Question: Let \[z=\dfrac{11-3i}{1+i}\]. If a is the real number such that \[z-ia\] is real then the value of a...

Question

Let $z=\dfrac{11-3i}{1+i}$ . If a is the real number such that $z-ia$ is real then the value of a is
A) $1$
B) $-4$
C) $7$
D) $-7$

Answer 1

Solution

In this type of problem, it has been mentioned the value of $z=\dfrac{11-3i}{1+i}$ from this value we have to rationalize the denominator so that we get the value and in question it is mentioned that $z-ia$ is real that means the imaginary part is zero. The value of the imaginary part which we get by rationalizing that we have to compare and equate it to zero (imaginary is zero) to get the value of a.

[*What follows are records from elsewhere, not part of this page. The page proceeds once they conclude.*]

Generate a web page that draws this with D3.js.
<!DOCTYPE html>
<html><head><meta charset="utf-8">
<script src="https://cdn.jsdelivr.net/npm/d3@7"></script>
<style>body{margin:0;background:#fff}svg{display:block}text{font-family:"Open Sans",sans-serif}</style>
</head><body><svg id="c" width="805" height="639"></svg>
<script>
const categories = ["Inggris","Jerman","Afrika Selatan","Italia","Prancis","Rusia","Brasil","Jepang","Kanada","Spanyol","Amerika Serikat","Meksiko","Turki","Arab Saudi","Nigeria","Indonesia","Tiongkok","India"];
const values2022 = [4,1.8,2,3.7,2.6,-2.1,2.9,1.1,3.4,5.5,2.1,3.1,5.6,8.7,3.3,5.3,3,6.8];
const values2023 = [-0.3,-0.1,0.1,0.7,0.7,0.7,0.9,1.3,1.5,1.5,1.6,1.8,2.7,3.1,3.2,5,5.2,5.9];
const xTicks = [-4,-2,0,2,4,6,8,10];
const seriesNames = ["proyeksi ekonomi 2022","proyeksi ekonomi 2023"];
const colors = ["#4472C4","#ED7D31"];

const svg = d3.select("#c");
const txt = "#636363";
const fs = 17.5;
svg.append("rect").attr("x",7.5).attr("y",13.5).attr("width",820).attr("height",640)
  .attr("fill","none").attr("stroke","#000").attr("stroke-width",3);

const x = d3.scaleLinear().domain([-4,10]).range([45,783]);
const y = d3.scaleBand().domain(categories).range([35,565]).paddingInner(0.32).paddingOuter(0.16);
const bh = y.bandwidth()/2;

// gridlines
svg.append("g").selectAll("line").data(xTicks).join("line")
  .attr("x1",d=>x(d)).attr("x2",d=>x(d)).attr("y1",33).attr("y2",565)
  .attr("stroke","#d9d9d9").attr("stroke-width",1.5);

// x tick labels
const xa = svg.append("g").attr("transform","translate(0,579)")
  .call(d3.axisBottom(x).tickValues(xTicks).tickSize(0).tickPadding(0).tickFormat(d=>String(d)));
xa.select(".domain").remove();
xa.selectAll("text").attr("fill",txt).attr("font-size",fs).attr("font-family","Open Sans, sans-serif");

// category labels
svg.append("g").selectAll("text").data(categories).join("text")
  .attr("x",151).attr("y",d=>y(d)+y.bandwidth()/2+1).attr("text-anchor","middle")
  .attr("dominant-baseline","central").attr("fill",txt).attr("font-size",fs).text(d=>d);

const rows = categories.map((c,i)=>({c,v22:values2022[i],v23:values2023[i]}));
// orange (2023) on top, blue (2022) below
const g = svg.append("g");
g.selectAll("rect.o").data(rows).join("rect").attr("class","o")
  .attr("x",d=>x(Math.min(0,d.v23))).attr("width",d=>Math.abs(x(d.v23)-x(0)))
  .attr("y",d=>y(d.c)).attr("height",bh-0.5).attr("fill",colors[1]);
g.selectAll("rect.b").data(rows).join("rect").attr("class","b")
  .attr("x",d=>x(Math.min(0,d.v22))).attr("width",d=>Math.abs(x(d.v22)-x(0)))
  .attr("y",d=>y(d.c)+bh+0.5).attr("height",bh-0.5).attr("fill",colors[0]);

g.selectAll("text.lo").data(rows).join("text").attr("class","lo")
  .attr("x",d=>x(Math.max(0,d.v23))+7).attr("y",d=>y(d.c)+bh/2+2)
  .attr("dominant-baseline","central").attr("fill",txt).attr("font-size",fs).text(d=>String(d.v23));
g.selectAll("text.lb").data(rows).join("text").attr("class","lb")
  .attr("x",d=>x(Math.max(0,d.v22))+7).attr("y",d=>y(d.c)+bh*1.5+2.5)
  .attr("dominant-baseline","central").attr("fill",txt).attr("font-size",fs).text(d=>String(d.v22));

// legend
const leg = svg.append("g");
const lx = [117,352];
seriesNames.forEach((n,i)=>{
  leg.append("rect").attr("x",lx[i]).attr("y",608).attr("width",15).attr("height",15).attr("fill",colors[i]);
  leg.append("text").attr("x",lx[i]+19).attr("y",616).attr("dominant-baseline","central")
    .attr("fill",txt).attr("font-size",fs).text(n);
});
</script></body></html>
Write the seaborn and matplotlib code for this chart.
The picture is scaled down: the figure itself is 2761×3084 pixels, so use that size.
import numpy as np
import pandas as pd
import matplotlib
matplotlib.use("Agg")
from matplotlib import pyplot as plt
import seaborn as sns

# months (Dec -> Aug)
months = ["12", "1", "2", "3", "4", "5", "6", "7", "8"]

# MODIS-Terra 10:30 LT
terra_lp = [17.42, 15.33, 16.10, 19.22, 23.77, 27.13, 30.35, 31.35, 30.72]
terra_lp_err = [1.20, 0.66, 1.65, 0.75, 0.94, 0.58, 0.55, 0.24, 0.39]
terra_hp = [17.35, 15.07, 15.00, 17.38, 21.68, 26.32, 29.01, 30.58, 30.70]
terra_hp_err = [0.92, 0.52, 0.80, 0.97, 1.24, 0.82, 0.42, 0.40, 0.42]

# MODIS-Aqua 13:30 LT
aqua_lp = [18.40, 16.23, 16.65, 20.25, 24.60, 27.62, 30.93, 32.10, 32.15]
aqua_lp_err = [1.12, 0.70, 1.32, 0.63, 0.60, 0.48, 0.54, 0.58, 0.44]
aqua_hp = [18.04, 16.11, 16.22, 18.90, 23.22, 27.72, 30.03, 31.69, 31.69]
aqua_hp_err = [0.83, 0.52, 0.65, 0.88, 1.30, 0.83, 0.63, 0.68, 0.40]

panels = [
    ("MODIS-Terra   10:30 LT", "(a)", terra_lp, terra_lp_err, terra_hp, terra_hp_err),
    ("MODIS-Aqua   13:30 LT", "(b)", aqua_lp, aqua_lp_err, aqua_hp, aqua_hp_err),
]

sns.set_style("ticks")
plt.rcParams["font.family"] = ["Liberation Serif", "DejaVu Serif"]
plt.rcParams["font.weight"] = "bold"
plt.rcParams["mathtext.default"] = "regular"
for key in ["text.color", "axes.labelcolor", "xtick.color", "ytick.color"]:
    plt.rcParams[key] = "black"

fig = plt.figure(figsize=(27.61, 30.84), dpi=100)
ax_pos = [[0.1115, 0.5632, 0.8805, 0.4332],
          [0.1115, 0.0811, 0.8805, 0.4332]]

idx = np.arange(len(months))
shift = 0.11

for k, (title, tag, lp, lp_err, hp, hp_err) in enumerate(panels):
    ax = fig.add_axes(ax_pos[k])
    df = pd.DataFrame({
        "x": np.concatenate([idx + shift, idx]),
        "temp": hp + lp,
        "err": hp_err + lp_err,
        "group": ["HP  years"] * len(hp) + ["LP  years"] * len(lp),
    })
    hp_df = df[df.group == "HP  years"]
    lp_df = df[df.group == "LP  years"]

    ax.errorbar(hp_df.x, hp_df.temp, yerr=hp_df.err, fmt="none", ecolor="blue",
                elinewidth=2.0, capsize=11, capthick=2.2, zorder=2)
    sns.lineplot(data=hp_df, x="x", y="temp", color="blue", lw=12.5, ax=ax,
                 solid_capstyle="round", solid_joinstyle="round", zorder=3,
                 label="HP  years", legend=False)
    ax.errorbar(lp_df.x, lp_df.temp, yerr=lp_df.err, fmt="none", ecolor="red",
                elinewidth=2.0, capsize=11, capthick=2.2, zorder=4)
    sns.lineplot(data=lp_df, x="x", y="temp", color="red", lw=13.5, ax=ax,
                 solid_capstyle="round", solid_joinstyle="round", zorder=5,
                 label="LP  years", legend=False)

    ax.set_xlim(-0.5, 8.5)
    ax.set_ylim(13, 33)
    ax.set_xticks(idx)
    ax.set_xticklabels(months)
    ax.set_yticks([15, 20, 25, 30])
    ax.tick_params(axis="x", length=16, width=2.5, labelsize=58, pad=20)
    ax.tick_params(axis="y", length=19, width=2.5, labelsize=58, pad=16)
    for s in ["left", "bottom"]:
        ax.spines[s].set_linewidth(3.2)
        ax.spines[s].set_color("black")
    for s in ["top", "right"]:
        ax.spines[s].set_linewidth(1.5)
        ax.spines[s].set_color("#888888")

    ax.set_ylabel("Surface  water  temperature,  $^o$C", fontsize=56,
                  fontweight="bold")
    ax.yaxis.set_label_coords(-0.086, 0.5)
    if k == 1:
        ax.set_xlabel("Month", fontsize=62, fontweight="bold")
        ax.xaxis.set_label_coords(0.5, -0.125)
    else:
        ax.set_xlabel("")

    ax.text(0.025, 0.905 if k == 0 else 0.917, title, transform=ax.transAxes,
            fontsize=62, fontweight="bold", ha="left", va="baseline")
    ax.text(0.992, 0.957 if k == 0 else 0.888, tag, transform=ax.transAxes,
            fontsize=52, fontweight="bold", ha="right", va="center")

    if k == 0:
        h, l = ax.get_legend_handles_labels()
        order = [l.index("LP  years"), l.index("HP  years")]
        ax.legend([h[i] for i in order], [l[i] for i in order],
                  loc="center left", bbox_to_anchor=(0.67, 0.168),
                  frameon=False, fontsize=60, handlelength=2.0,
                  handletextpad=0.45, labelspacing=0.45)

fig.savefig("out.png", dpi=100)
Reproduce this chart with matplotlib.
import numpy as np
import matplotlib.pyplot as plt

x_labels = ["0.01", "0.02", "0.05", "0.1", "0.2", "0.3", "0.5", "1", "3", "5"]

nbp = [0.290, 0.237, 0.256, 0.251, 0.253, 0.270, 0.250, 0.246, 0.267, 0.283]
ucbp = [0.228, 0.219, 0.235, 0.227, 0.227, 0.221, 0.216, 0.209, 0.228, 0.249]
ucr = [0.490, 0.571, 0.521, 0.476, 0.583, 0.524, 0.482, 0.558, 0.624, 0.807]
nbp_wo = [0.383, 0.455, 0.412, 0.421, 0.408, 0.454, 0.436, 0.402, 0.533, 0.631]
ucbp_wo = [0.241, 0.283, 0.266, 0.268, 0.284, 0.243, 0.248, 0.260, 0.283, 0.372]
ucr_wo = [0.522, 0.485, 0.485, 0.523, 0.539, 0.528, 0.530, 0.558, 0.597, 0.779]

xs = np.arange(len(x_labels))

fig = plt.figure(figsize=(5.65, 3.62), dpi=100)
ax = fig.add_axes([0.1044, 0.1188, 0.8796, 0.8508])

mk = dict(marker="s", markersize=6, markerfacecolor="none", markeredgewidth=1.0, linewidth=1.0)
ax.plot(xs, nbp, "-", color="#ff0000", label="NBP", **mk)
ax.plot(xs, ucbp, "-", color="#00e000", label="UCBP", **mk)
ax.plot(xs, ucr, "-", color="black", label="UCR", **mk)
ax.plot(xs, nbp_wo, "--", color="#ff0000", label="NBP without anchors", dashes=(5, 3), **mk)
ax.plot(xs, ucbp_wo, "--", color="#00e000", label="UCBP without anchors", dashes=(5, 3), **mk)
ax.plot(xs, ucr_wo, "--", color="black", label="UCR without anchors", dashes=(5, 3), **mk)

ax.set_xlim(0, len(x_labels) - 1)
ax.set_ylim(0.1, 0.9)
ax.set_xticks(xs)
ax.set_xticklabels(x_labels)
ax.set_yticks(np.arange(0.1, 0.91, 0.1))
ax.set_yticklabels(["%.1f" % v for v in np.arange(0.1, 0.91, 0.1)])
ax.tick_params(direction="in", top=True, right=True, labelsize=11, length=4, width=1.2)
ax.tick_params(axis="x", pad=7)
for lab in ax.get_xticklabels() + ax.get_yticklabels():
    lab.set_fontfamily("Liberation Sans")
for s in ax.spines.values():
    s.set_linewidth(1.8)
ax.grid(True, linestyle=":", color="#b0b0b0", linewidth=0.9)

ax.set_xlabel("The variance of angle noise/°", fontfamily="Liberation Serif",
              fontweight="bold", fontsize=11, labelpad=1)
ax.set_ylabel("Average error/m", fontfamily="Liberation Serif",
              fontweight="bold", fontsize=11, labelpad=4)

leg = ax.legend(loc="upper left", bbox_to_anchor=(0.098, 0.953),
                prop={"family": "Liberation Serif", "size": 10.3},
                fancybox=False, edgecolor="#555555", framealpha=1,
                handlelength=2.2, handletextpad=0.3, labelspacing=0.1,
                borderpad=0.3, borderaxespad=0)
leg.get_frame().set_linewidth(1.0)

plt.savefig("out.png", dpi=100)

Complete step by step solution:
Here, you can notice that expression is given $z=\dfrac{11-3i}{1+i}$
And we have to simplify the expression by rationalizing the denominator.
$z=\dfrac{\left( 11-3i \right)}{\left( 1+i \right)}\times \dfrac{\left( 1-i \right)}{\left( 1-i \right)}$
By simplifying the above expression we get:
$z=\dfrac{\left( 11-3i \right)\left( 1-i \right)}{\left( 1+i \right)\left( 1-i \right)}$
Now, if you observe in the denominator then it is in the form of $\left( a+b \right)\left( a-b \right)$
So, we have to apply the property of above form that is $\left( a+b \right)\left( a-b \right)={{a}^{2}}-{{b}^{2}}$ substitute this property in above expression we get
$z=\dfrac{11-11i-3i+3{{i}^{2}}}{1-{{i}^{2}}}$
As we know that ${{i}^{2}}=-1$ substitute in this above expression we get:
$z=\dfrac{11-11i-3i+3(-1)}{1-(-1)}$
Further simplifying the above expression we get:
$z=\dfrac{8-14i}{2}$
Split this above expression into two part that is real part as well as imaginary part us get:
$z=4-7i---(1)$
Now, another equation which is given that is $z-ia$ if you observe then we have to find the value of a
For that we have to add $-ia$ on both sides on equation (1) then, we get:
$z-ia=4-7i-ia$
On RHS separate the term as real and imaginary part we get:
$z-ia=4-i(7+a)$
If you observe $z-ia$ in the question then it has been mentioned clearly that $z-ia$ is real, which means the imaginary part must be zero.
$z-ia=4-i(7+a)$
$7+a=0$
By simplifying further we get:
$a=-7$
Therefore, the correct option is option (D).

Note: In this type of problem always remember that first of all we have to rationalize the given expression after that, separate the term in real and imaginary, modify the expression according to condition and by comparing we get the value of a. Most of the students make mistakes while comparing with $z-ia$ and write the value of $a$ is 7 but that is wrong because if you carefully see in this question it has written that $z-ia$ is real that means the imaginary part is zero. So we have to equate the expression of the imaginary part with zero then we get the value of a.